November 16, 2017
Dan Povlich remembers the stark contrast in feelings he had when he first ran the Philadelphia Marathon three years ago.
"Going into it, I was excited and looking at it as another race," said Povlich, who had run cross country and finished various road races. "Once I crossed that finish line, I was almost in tears."
Moments later, a race volunteer draped a medal around his neck, a tangible reminder of the months of training he dedicated to completing the 26.2-mile course. He later hung the medallion on a plaque inside his home.
"It's more like all the work that goes into it – the story behind the medal," said Povlich, who will run his fourth Philadelphia Marathon on Sunday. "Each year, I get close to 1,000 miles run. Most runs are nice, but sometimes you're out in the blistering heat, cold, wind or rain."
Povlich, 30, of Old City, is not unique in that regard.
Runners commonly display their race-day prizes on plaques, hooks or shelves. Each one tells a different story – their first marathon, their fastest race or their toughest test.
That leaves race organizers with a tall task – designing a medal that will make runners beam with an additional dose of pride.
"We know that's something the runners really covet and they're proud of," said Leo Dignam, executive director of the Philadelphia Marathon. "You'll see them walking around town the day of the marathon – and the day after the marathon – with their medals around their necks. I guess it's like a badge of honor."
The organizers of the Philadelphia Marathon task an entire committee with designing its medallions, Dignam said. It also seeks input from an ambassador program that includes several runners and stakeholders from the city's running scene.
Recent medals have prominently featured the Philadelphia Museum of Art, Independence Hall and the Liberty Bell. The latter – a 3-D bell that actually dinged – proved so popular that race organizers are bringing back a similar design just two years later.
"People loved the Liberty Bell," Dignam said. "They loved the fact that it's a working bell, that you can actually ring the bell even though it's a medal."

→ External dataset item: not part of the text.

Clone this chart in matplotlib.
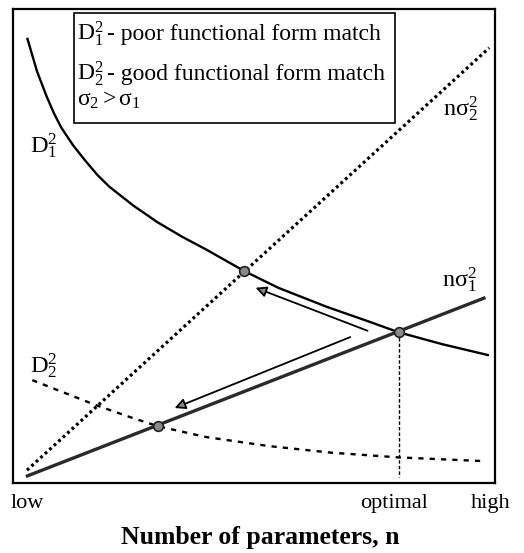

As race organizers promoted the Philadelphia Marathon at expos across the northeast, runners repeatedly asked whether the medal would include the Liberty Bell, Dignam said. That caught the race organizers by surprise.
"The folks that work on this event, we're all lifelong Philadelphia residents," Dignam said. "I think maybe you take the Liberty Bell for granted. It's such an iconic symbol of the country and the city.
"To hear them say, 'Are you going to have the bell?' ... we were surprised by it."
The 2017 design features a workable Liberty Bell hanging from its current frame at the Liberty Bell Center. Beneath it sits a pedestal noting the Philadelphia Marathon.
The medal fits among the more creative medallions handed out to marathon finishers across the country.
The Big Sur Marathon in California awards runners with handmade, clay medallions. The Jackson Hole Marathon in Wyoming eschews conventional designs for a medal shaped like a bull skull. And the Cincinnati Flying Pig marathon always features – you guessed it – a flying pig.
Other marathons – particularly the most noteworthy – maintain more classic designs.
The New York City Marathon hands out circular, bronze-colored medals that typically feature the Statue of Liberty or other city landmarks. The prestigious Boston Marathon medals mimic its logo – a unicorn within a horseshoe.
Lisa Newman, a Philadelphia resident who has run 12 marathons, including Boston three times, typically prefers the more classic designs because they remind her of Olympic medals.
Newman, 58, particularly liked the circular, gold-colored medal the Philadelphia Marathon handed out to mark its 20th anniversary in 2013. But her favorite remains a handmade, glass medallion she earned at the Wineglass Marathon in Corning, New York.
"It is truly the most unique and probably the nicest medal that I have," Newman said. "After that, I like the Boston Marathon (medals). They're always pretty much the same, the half-circle with the unicorn. But they're the most significant of all of them."
Like Povlich, Newman hangs her marathon medals on a series of hooks inside her home. But as she continues to collect them, Newman might reserve the hooks for her Boston Marathon medallions. The others might get placed in a box with her medals from shorter races.
Having recently run the Mohawk Hudson River Marathon in Albany, New York, Newman will instead run the Philadelphia Half Marathon on Saturday. But she'll soon begin training for the 2018 Boston Marathon.
"I do know people who have been running for many, many years who don't even bother taking the medals any more," Newman said. "That, I can't imagine. You're still accomplishing something, doing something that most other people are not able to do, or don't want to do."
Due to the difficulty of completing 26.2 miles, marathon medals tend to be significantly larger than those distributed at shorter races.
Philly's marathon medals are typically twice as large as the version given to half marathon finishers on the same weekend.
It's an added incentive for runners to make it to the finish line.
"Not to say that 5Ks are easy, but it's a marathon," Povlich said. "It became an event because of a story that someone died after running one. Whatever place you come in, finishing it is a pretty significant accomplishment."